**Stated task:**
Determine how many lines of the material hold the string "this" and reply with only that number.

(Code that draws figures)
====
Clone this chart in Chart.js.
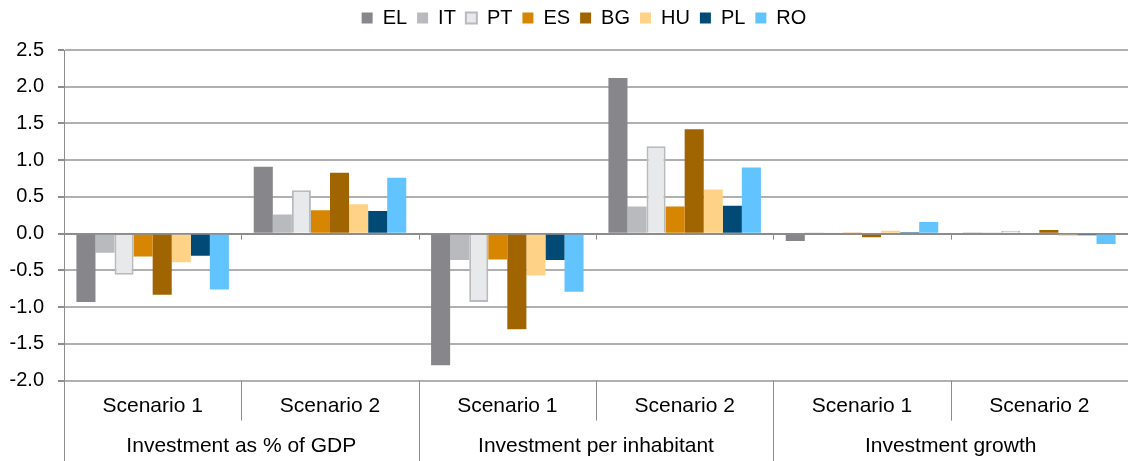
<!DOCTYPE html>
<html lang="en">
  <head>
    <meta charset="UTF-8" />
    <title>Investment scenarios</title>
    <script src="https://cdn.jsdelivr.net/npm/chart.js"></script>
    <style>
      body {
        margin: 0;
        background: #fff;
      }
      #wrap {
        width: 1128px;
        height: 461px;
      }
    </style>
  </head>
  <body>
    <div id="wrap"><canvas id="chart"></canvas></div>
    <script>
      // categories
      const scenarios = ["Scenario 1", "Scenario 2", "Scenario 1", "Scenario 2", "Scenario 1", "Scenario 2"];
      const groups = ["Investment as % of GDP", "Investment per inhabitant", "Investment growth"];
      const countries = ["EL", "IT", "PT", "ES", "BG", "HU", "PL", "RO"];

      // series values (one per scenario column)
      const EL = [-0.93, 0.91, -1.79, 2.12, -0.10, 0.01];
      const IT = [-0.26, 0.26, -0.36, 0.37, 0.01, 0.01];
      const PT = [-0.56, 0.59, -0.93, 1.19, 0.01, 0.04];
      const ES = [-0.31, 0.32, -0.35, 0.37, 0.005, 0.0];
      const BG = [-0.83, 0.83, -1.30, 1.42, -0.05, 0.05];
      const HU = [-0.39, 0.40, -0.57, 0.60, 0.04, -0.03];
      const PL = [-0.30, 0.31, -0.36, 0.38, 0.02, -0.02];
      const RO = [-0.76, 0.76, -0.79, 0.90, 0.16, -0.14];

      const yTicks = [-2.0, -1.5, -1.0, -0.5, 0.0, 0.5, 1.0, 1.5, 2.0, 2.5];

      const seriesData = [EL, IT, PT, ES, BG, HU, PL, RO];
      const fills = ["#87868b", "#b9babe", "#e8e9eb", "#d68600", "#a06400", "#fed388", "#004a75", "#62c4ff"];
      const borders = ["#87868b", "#b9babe", "#b9babe", "#d68600", "#a06400", "#fed388", "#004a75", "#62c4ff"];

      const font = { family: "Liberation Sans", size: 20, lineHeight: 1.2 };
      const xFont = { family: "Liberation Sans", size: 21, lineHeight: 1.2 };

      // room under the legend, and nudge it a little right and up
      const legendGap = {
        id: "legendGap",
        beforeInit(chart) {
          const fit = chart.legend.fit;
          chart.legend.fit = function () {
            fit.bind(chart.legend)();
            this.height += 10;
          };
        },
        afterLayout(chart) {
          chart.legend.left += 40;
          chart.legend.top -= 2;
        },
      };

      // separators below the axis, and small ticks on the zero line
      const separators = {
        id: "separators",
        afterDraw(chart) {
          const { ctx, chartArea } = chart;
          const y = chart.scales.y;
          const step = (chartArea.right - chartArea.left) / scenarios.length;
          const zero = y.getPixelForValue(0);
          ctx.save();
          ctx.strokeStyle = "#8c8c8c";
          ctx.lineWidth = 1;
          for (let i = 0; i <= scenarios.length; i++) {
            const px = Math.round(chartArea.left + i * step) + 0.5;
            const end = i % 2 === 0 ? chart.height : chartArea.bottom + 40;
            ctx.beginPath();
            ctx.moveTo(px, chartArea.bottom);
            ctx.lineTo(px, end);
            ctx.stroke();
            if (i > 0) {
              ctx.beginPath();
              ctx.moveTo(px, zero);
              ctx.lineTo(px, zero + 6);
              ctx.stroke();
            }
          }
          ctx.restore();
        },
      };

      new Chart(document.getElementById("chart"), {
        type: "bar",
        data: {
          labels: scenarios,
          datasets: countries.map((c, i) => ({
            label: c,
            data: seriesData[i],
            backgroundColor: fills[i],
            borderColor: borders[i],
            borderWidth: i === 2 ? 2 : 0,
            categoryPercentage: 0.86,
            barPercentage: 1.0,
          })),
        },
        plugins: [legendGap, separators],
        options: {
          responsive: true,
          maintainAspectRatio: false,
          animation: false,
          layout: { padding: { left: 0, right: 0, top: 0, bottom: 0 } },
          plugins: {
            tooltip: { enabled: false },
            legend: {
              position: "top",
              labels: {
                font: font,
                color: "#000",
                boxWidth: 11,
                boxHeight: 11,
                padding: 10,
                generateLabels(chart) {
                  return chart.data.datasets.map((ds, i) => ({
                    text: ds.label,
                    fillStyle: fills[i],
                    strokeStyle: borders[i],
                    lineWidth: i === 2 ? 2 : 0,
                    datasetIndex: i,
                  }));
                },
              },
            },
          },
          scales: {
            x: {
              offset: true,
              grid: { display: false, drawTicks: false },
              border: { display: false },
              ticks: {
                font: xFont,
                color: "#000",
                padding: 13,
              },
            },
            x2: {
              type: "category",
              position: "bottom",
              labels: groups,
              offset: true,
              grid: { display: false, drawTicks: false },
              border: { display: false },
              ticks: {
                font: xFont,
                color: "#000",
                padding: 2,
              },
            },
            y: {
              min: -2,
              max: 2.5,
              afterBuildTicks(scale) {
                scale.ticks = yTicks.map((v) => ({ value: v }));
              },
              afterFit(scale) {
                scale.width = 64;
              },
              ticks: {
                font: font,
                color: "#000",
                padding: 14,
                callback: (v) => Number(v).toFixed(1),
              },
              grid: {
                color: (c) => (c.tick && c.tick.value === 0 ? "#8c8c8c" : "#b0b0b0"),
                lineWidth: 2,
                tickLength: 6,
                tickColor: "#8c8c8c",
              },
              border: { color: "#8c8c8c", width: 1 },
            },
          },
        },
      });
    </script>
  </body>
</html>
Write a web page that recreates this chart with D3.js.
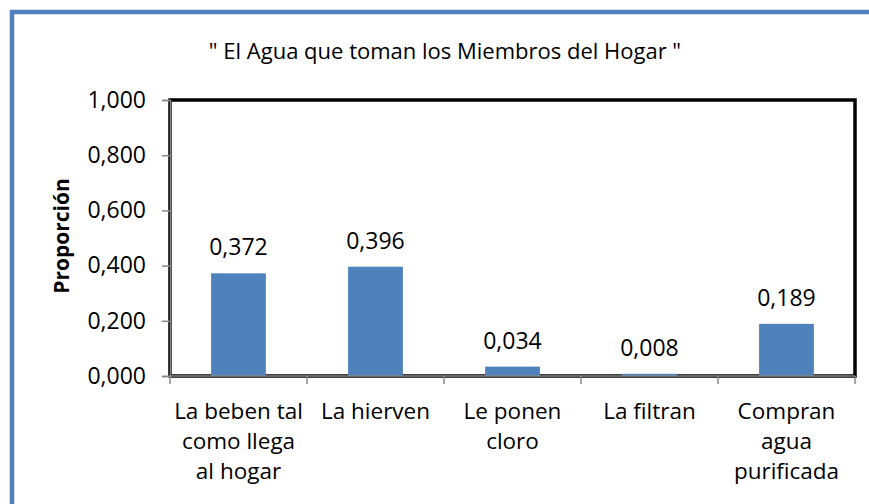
<!DOCTYPE html>
<html lang="es">
<head>
    <meta charset="utf-8">
    <title>El Agua que toman los Miembros del Hogar</title>
    <script src="https://d3js.org/d3.v7.min.js"></script>
    <style>
        body { margin: 0; background: #fff; }
        svg text { font-family: "Open Sans", "Noto Sans", sans-serif; fill: #000; }
    </style>
</head>
<body>
<svg id="g1"></svg>
<script>

    const categories = [
        ["La beben tal", "como llega", "al hogar"],
        ["La hierven"],
        ["Le ponen", "cloro"],
        ["La filtran"],
        ["Compran", "agua", "purificada"]
    ];
    const values = [0.372, 0.396, 0.034, 0.008, 0.189];
    const yTicks = [0, 0.2, 0.4, 0.6, 0.8, 1.0];

    let width = 869,
        height = 504,
        margin = {top: 100, right: 14, bottom: 128, left: 170},
        chartWidth = width - margin.left - margin.right,
        chartHeight = height - margin.top - margin.bottom;

    let fmt = v => d3.format(".3f")(v).replace(".", ",");

    let svg = d3.select("#g1")
        .attr("width", width)
        .attr("height", height);

    // outer frame
    svg.append("rect")
        .attr("x", 12).attr("y", 12)
        .attr("width", width + 20).attr("height", height + 20)
        .attr("fill", "none")
        .attr("stroke", "#4F81BD")
        .attr("stroke-width", 4.5);

    svg.append("text")
        .attr("x", 445).attr("y", 59)
        .attr("text-anchor", "middle")
        .style("font-size", "22px")
        .text('" El Agua que toman los Miembros del Hogar "');

    let x = d3.scaleBand()
        .domain(d3.range(categories.length))
        .range([0, chartWidth])
        .paddingInner(0.6)
        .paddingOuter(0.3);

    let y = d3.scaleLinear()
        .domain([0, 1])
        .range([chartHeight, 0]);

    let chartArea = svg.append("g")
        .attr("transform", `translate(${margin.left},${margin.top})`);

    chartArea.append("rect")
        .attr("x", 0).attr("y", 0)
        .attr("width", chartWidth).attr("height", chartHeight)
        .attr("fill", "none")
        .attr("stroke", "#000")
        .attr("stroke-width", 3.5);

    chartArea.selectAll(".bar")
        .data(values)
        .enter().append("rect")
            .attr("class", "bar")
            .attr("x", (d, i) => x(i))
            .attr("width", x.bandwidth())
            .attr("y", d => y(d))
            .attr("height", d => chartHeight - y(d))
            .attr("fill", "#4F81BD");

    chartArea.selectAll(".val")
        .data(values)
        .enter().append("text")
            .attr("class", "val")
            .attr("x", (d, i) => x(i) + x.bandwidth() / 2)
            .attr("y", d => y(d) - 18)
            .attr("text-anchor", "middle")
            .style("font-size", "23px")
            .text(d => fmt(d));

    // y axis
    let yAxis = chartArea.append("g")
        .call(d3.axisLeft(y).tickValues(yTicks).tickFormat(fmt).tickSize(8).tickPadding(16));
    yAxis.select(".domain").attr("stroke", "#888").attr("stroke-width", 1.5);
    yAxis.selectAll(".tick line").attr("stroke", "#888").attr("stroke-width", 1.5);
    yAxis.selectAll(".tick text").style("font-size", "23px").attr("font-family", null);

    // x axis: ticks at category boundaries
    let step = chartWidth / categories.length;
    let xAxis = chartArea.append("g")
        .attr("transform", `translate(0,${chartHeight})`);
    xAxis.append("line")
        .attr("x1", 0).attr("x2", chartWidth)
        .attr("stroke", "#888").attr("stroke-width", 1.5);
    xAxis.selectAll(".xt")
        .data(d3.range(categories.length + 1))
        .enter().append("line")
            .attr("x1", d => d * step).attr("x2", d => d * step)
            .attr("y1", 0).attr("y2", 8)
            .attr("stroke", "#888").attr("stroke-width", 1.5);

    xAxis.selectAll(".lab")
        .data(categories)
        .enter().append("text")
            .attr("class", "lab")
            .attr("x", (d, i) => x(i) + x.bandwidth() / 2)
            .attr("y", 43)
            .attr("text-anchor", "middle")
            .style("font-size", "22.5px")
            .selectAll("tspan")
            .data(d => d)
            .enter().append("tspan")
                .attr("x", function () { return this.parentNode.getAttribute("x"); })
                .attr("dy", (d, i) => i === 0 ? 0 : 30)
                .text(d => d);

    svg.append("text")
        .attr("transform", "translate(69,236) rotate(-90)")
        .attr("text-anchor", "middle")
        .style("font-size", "21px")
        .style("font-weight", "bold")
        .text("Proporción");

</script>
</body>
</html>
====
**Correct output:**
4